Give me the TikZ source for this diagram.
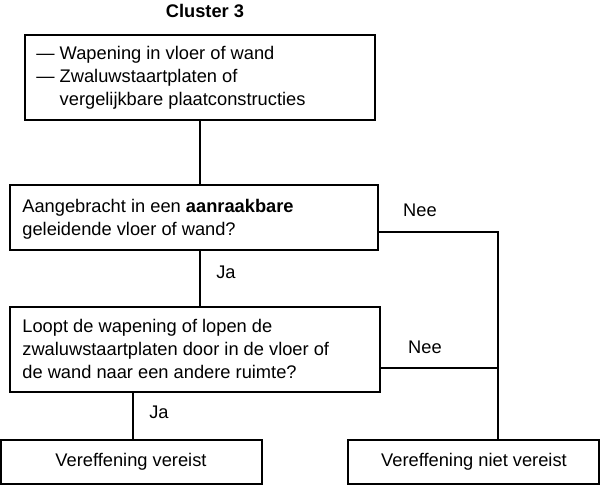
\documentclass[tikz,border=0pt]{standalone}
\usepackage{fontspec}
\setmainfont{Liberation Sans}
\begin{document}
\begin{tikzpicture}[x=0.02cm,y=-0.02cm,semithick,
  box/.style={draw,rectangle,inner sep=0pt},
  lbl/.style={font=\fontsize{10.4}{13}\selectfont}]
\useasboundingbox (0,0) rectangle (600,485);
\node[lbl,font=\bfseries\fontsize{10.4}{13}\selectfont] (title) at (205,11) {Cluster 3};
\draw (25,35) rectangle (375,120);
\coordinate (b1) at (200,120);
\node[lbl,anchor=north west,align=left] (t1) at (30,40) {--- Wapening in vloer of wand\\--- Zwaluwstaartplaten of\\\phantom{--- }vergelijkbare plaatconstructies};
\draw (10,185) rectangle (378,250);
\coordinate (b2t) at (200,185);
\coordinate (b2b) at (200,250);
\coordinate (b2r) at (378,232);
\node[lbl,anchor=north west,align=left] (t2) at (16,193) {Aangebracht in een \textbf{aanraakbare}\\geleidende vloer of wand?};
\draw (10,307) rectangle (380,392);
\coordinate (b3t) at (200,307);
\coordinate (b3b) at (133,392);
\coordinate (b3r) at (380,368);
\node[lbl,anchor=north west,align=left] (t3) at (16,313) {Loopt de wapening of lopen de\\zwaluwstaartplaten door in de vloer of\\de wand naar een andere ruimte?};
\draw (1,440) rectangle (262,484);
\node[lbl] (t4) at (131,462) {Vereffening vereist};
\coordinate (b4t) at (133,440);
\draw (348,440) rectangle (599,484);
\node[lbl] (t5) at (474,462) {Vereffening niet vereist};
\coordinate (b5t) at (498,440);
\coordinate (c1) at (498,232);
\draw (b1) -- (b2t);
\draw (b2b) -- (b3t);
\draw (b3b) -- (b4t);
\draw (b2r) -- (c1) -- (b5t);
\draw (b3r) -- (b3r -| c1);
\node[lbl] (ja1) at (226,272) {Ja};
\node[lbl] (ja2) at (159,412) {Ja};
\node[lbl] (nee1) at (420,210) {Nee};
\node[lbl] (nee2) at (425,347) {Nee};
\end{tikzpicture}
\end{document}
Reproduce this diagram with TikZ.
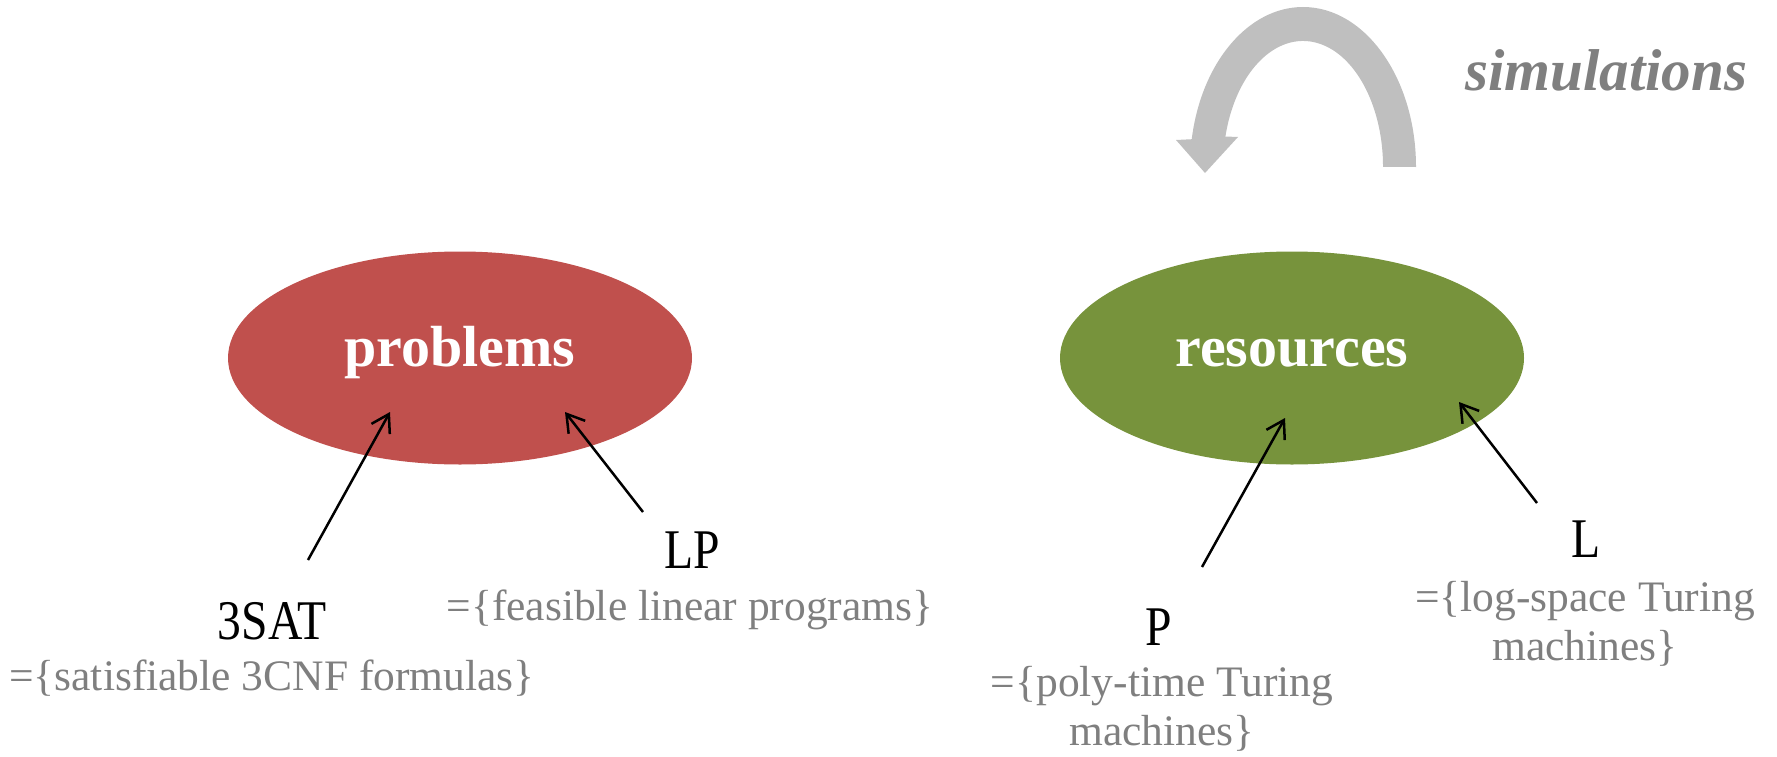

TASK GOAL
Go through the listing above and write it all out exactly, leaving out any picture.

WORKED SOLUTION
Give me the TikZ source for this diagram.
\documentclass[tikz,border=0pt]{standalone}
\usepackage{fontspec}
\setmainfont{Liberation Sans}
\begin{document}
\begin{tikzpicture}[x=0.02cm,y=-0.02cm,semithick,
  box/.style={draw,rectangle,inner sep=0pt},
  lbl/.style={font=\fontsize{10.4}{13}\selectfont}]
\useasboundingbox (0,0) rectangle (600,485);
\node[lbl,font=\bfseries\fontsize{10.4}{13}\selectfont] (title) at (205,11) {Cluster 3};
\draw (25,35) rectangle (375,120);
\coordinate (b1) at (200,120);
\node[lbl,anchor=north west,align=left] (t1) at (30,40) {--- Wapening in vloer of wand\\--- Zwaluwstaartplaten of\\\phantom{--- }vergelijkbare plaatconstructies};
\draw (10,185) rectangle (378,250);
\coordinate (b2t) at (200,185);
\coordinate (b2b) at (200,250);
\coordinate (b2r) at (378,232);
\node[lbl,anchor=north west,align=left] (t2) at (16,193) {Aangebracht in een \textbf{aanraakbare}\\geleidende vloer of wand?};
\draw (10,307) rectangle (380,392);
\coordinate (b3t) at (200,307);
\coordinate (b3b) at (133,392);
\coordinate (b3r) at (380,368);
\node[lbl,anchor=north west,align=left] (t3) at (16,313) {Loopt de wapening of lopen de\\zwaluwstaartplaten door in de vloer of\\de wand naar een andere ruimte?};
\draw (1,440) rectangle (262,484);
\node[lbl] (t4) at (131,462) {Vereffening vereist};
\coordinate (b4t) at (133,440);
\draw (348,440) rectangle (599,484);
\node[lbl] (t5) at (474,462) {Vereffening niet vereist};
\coordinate (b5t) at (498,440);
\coordinate (c1) at (498,232);
\draw (b1) -- (b2t);
\draw (b2b) -- (b3t);
\draw (b3b) -- (b4t);
\draw (b2r) -- (c1) -- (b5t);
\draw (b3r) -- (b3r -| c1);
\node[lbl] (ja1) at (226,272) {Ja};
\node[lbl] (ja2) at (159,412) {Ja};
\node[lbl] (nee1) at (420,210) {Nee};
\node[lbl] (nee2) at (425,347) {Nee};
\end{tikzpicture}
\end{document}
Reproduce this diagram with TikZ.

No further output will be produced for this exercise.